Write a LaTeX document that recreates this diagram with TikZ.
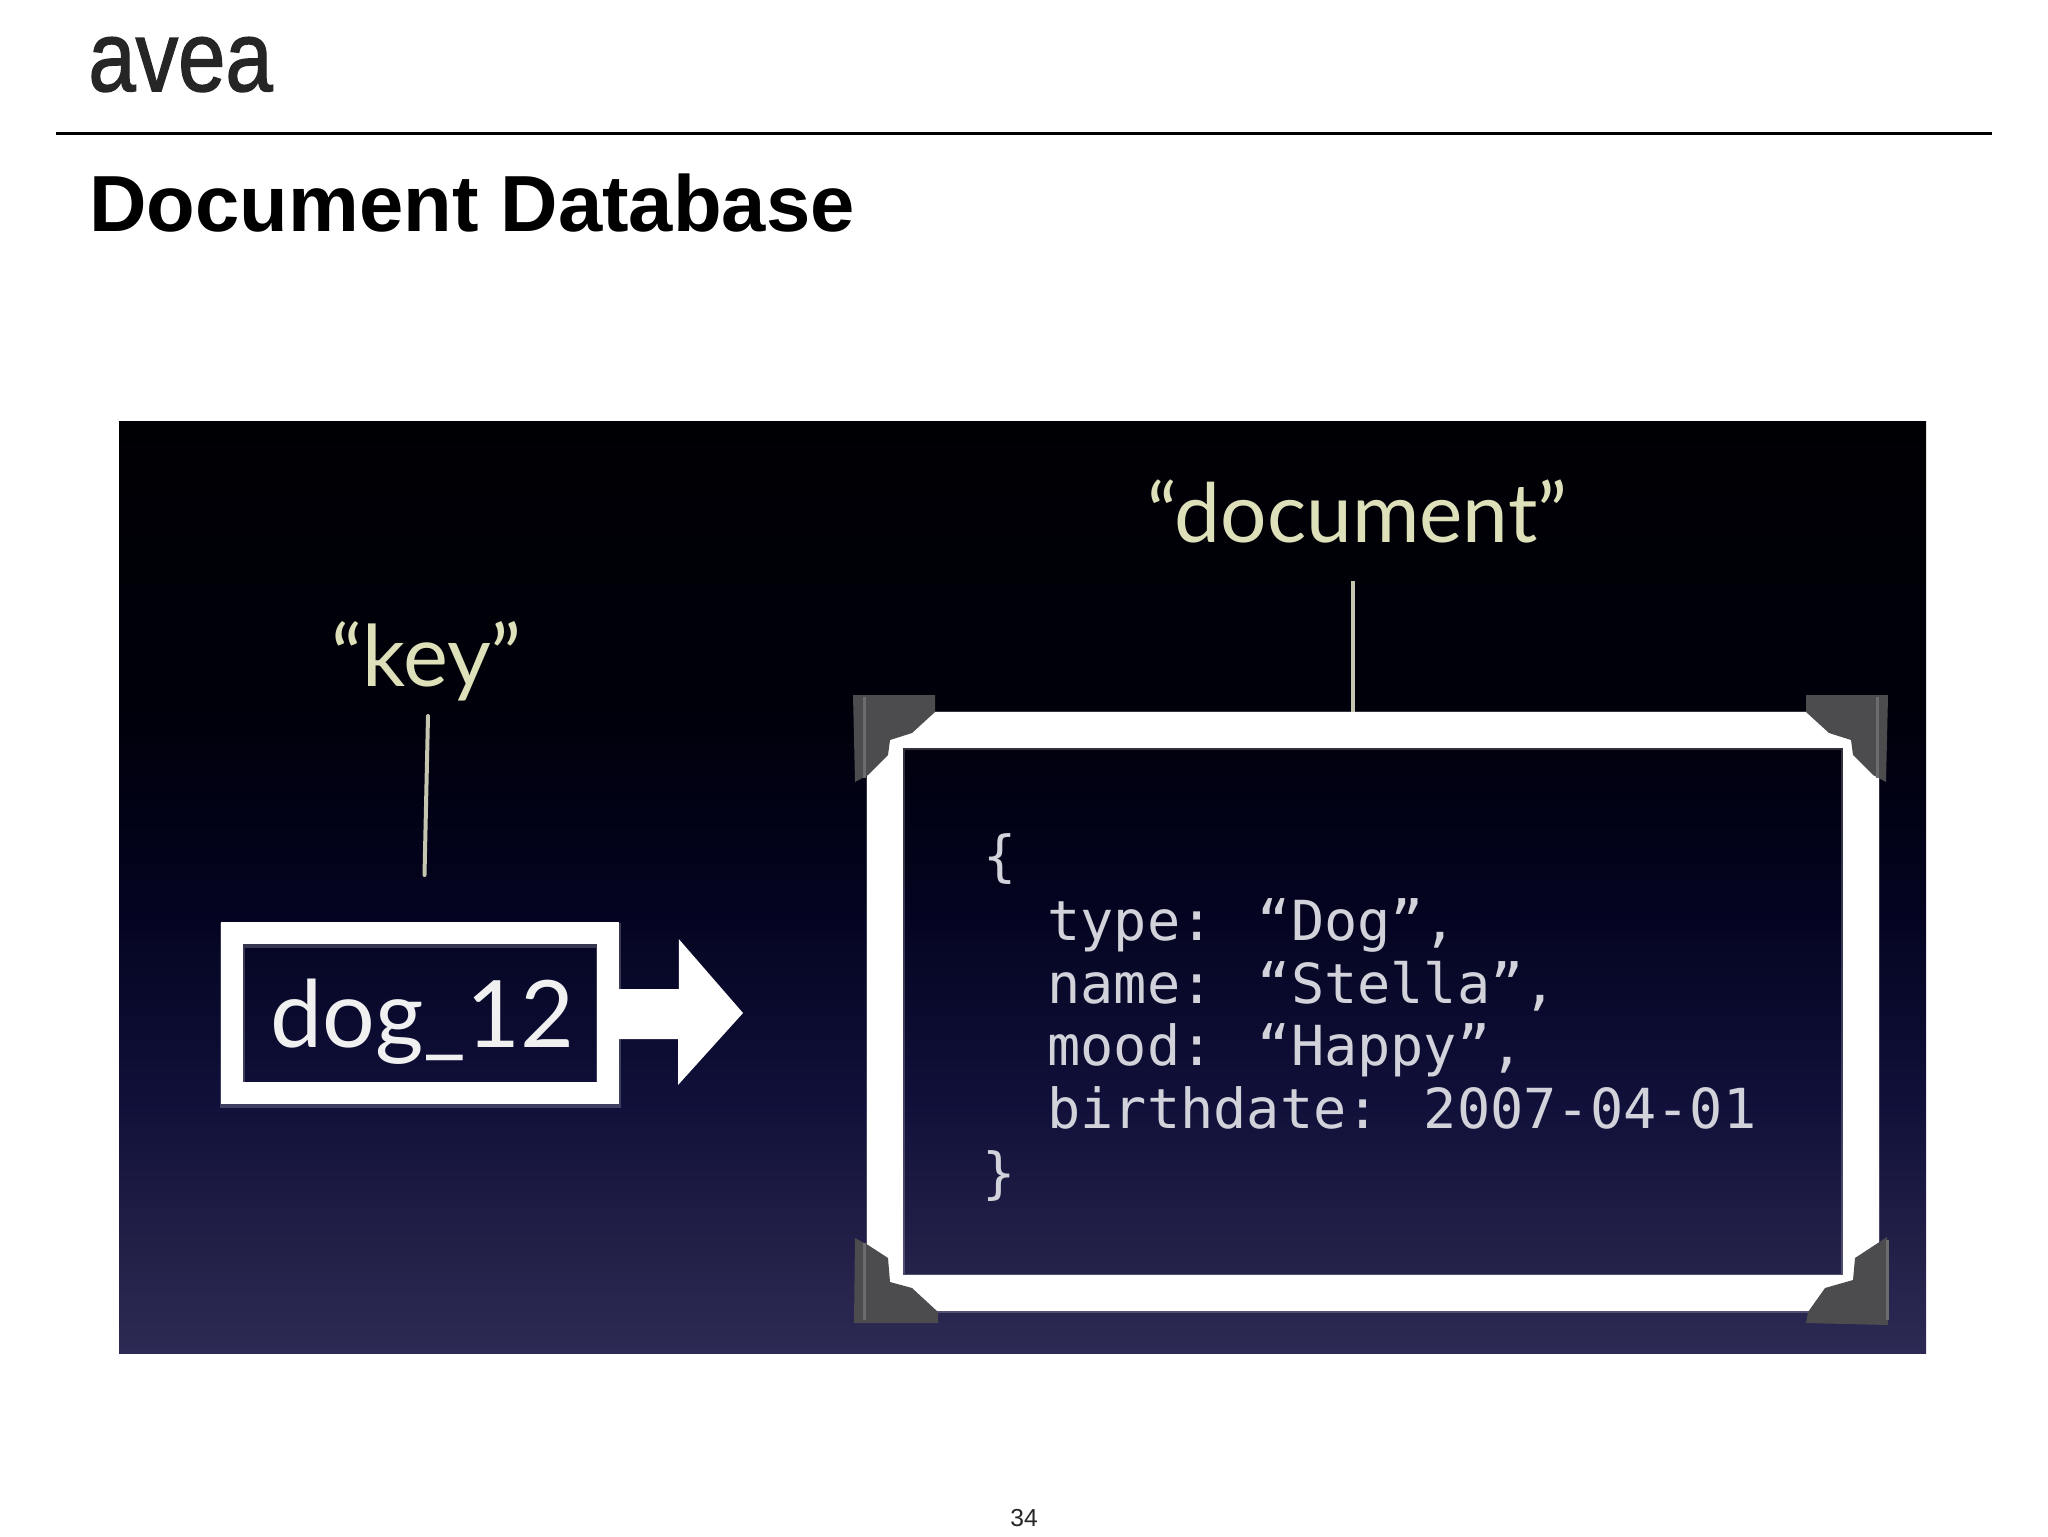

* * *

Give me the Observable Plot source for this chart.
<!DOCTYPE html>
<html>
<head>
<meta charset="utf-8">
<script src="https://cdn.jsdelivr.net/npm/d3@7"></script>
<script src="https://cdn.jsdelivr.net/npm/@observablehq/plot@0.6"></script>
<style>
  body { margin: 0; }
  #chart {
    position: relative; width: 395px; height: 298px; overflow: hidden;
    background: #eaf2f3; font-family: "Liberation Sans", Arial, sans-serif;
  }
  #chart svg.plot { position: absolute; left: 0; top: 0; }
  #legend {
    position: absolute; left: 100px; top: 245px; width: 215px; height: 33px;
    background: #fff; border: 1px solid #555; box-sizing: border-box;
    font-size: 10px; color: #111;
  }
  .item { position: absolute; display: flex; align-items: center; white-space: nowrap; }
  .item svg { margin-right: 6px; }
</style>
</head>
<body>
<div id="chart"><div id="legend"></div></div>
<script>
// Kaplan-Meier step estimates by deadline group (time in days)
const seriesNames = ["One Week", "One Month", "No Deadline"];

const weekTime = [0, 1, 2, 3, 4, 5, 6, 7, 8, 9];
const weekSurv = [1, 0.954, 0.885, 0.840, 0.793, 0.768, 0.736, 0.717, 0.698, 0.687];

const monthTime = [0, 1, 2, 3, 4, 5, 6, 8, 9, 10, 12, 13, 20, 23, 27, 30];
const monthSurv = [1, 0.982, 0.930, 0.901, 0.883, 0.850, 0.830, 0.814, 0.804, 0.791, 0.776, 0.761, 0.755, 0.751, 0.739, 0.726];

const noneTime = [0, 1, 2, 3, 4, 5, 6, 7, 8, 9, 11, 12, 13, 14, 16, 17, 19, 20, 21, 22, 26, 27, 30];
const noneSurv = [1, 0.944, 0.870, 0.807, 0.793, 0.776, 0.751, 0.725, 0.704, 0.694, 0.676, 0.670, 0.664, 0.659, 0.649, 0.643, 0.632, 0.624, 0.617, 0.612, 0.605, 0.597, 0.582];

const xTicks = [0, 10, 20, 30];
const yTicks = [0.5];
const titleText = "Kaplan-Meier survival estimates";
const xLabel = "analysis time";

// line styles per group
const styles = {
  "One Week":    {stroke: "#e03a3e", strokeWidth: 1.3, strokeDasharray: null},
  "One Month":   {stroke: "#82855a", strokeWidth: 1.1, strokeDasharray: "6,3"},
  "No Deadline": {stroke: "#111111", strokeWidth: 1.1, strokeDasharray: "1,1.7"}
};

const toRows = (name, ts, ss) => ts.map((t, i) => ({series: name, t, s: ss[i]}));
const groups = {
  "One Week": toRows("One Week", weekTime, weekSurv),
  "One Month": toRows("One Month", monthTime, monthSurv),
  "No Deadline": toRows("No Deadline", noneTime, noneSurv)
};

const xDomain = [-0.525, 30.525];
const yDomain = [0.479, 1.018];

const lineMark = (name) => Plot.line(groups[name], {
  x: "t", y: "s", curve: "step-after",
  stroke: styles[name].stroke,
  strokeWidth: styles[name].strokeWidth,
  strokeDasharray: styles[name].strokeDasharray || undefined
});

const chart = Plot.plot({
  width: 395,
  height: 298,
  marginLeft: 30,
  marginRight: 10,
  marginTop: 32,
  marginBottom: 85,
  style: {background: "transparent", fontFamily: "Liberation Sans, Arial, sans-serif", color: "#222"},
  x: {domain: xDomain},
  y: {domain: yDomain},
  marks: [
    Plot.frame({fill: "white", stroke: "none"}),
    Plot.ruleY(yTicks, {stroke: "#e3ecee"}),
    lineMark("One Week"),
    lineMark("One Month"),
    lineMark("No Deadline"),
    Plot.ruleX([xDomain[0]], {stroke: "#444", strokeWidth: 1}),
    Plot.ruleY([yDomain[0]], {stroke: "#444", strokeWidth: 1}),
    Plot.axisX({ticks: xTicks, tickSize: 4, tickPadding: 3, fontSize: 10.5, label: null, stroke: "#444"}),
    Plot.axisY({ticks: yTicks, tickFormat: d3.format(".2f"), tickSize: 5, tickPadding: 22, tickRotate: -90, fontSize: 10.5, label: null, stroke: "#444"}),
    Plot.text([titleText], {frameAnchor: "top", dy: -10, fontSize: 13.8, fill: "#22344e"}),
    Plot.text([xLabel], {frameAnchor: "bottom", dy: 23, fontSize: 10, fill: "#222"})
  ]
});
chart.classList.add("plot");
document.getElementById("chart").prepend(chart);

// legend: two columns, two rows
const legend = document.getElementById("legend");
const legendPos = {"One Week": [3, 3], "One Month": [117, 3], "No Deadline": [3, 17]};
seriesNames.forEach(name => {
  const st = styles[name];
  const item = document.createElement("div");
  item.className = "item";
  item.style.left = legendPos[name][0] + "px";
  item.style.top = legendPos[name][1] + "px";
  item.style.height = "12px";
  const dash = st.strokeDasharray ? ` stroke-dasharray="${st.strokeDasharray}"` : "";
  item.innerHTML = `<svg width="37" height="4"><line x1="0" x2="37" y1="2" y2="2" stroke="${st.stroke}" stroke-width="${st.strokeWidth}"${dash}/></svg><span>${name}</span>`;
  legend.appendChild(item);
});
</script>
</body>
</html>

→ **Written request**
Exactly as written, quote the lines from the one that has "Give me the" down to the one that has "0.751, 0.739, 0.726];", and include both.

→ **Result of this task**
Give me the Observable Plot source for this chart.
<!DOCTYPE html>
<html>
<head>
<meta charset="utf-8">
<script src="https://cdn.jsdelivr.net/npm/d3@7"></script>
<script src="https://cdn.jsdelivr.net/npm/@observablehq/plot@0.6"></script>
<style>
  body { margin: 0; }
  #chart {
    position: relative; width: 395px; height: 298px; overflow: hidden;
    background: #eaf2f3; font-family: "Liberation Sans", Arial, sans-serif;
  }
  #chart svg.plot { position: absolute; left: 0; top: 0; }
  #legend {
    position: absolute; left: 100px; top: 245px; width: 215px; height: 33px;
    background: #fff; border: 1px solid #555; box-sizing: border-box;
    font-size: 10px; color: #111;
  }
  .item { position: absolute; display: flex; align-items: center; white-space: nowrap; }
  .item svg { margin-right: 6px; }
</style>
</head>
<body>
<div id="chart"><div id="legend"></div></div>
<script>
// Kaplan-Meier step estimates by deadline group (time in days)
const seriesNames = ["One Week", "One Month", "No Deadline"];

const weekTime = [0, 1, 2, 3, 4, 5, 6, 7, 8, 9];
const weekSurv = [1, 0.954, 0.885, 0.840, 0.793, 0.768, 0.736, 0.717, 0.698, 0.687];

const monthTime = [0, 1, 2, 3, 4, 5, 6, 8, 9, 10, 12, 13, 20, 23, 27, 30];
const monthSurv = [1, 0.982, 0.930, 0.901, 0.883, 0.850, 0.830, 0.814, 0.804, 0.791, 0.776, 0.761, 0.755, 0.751, 0.739, 0.726];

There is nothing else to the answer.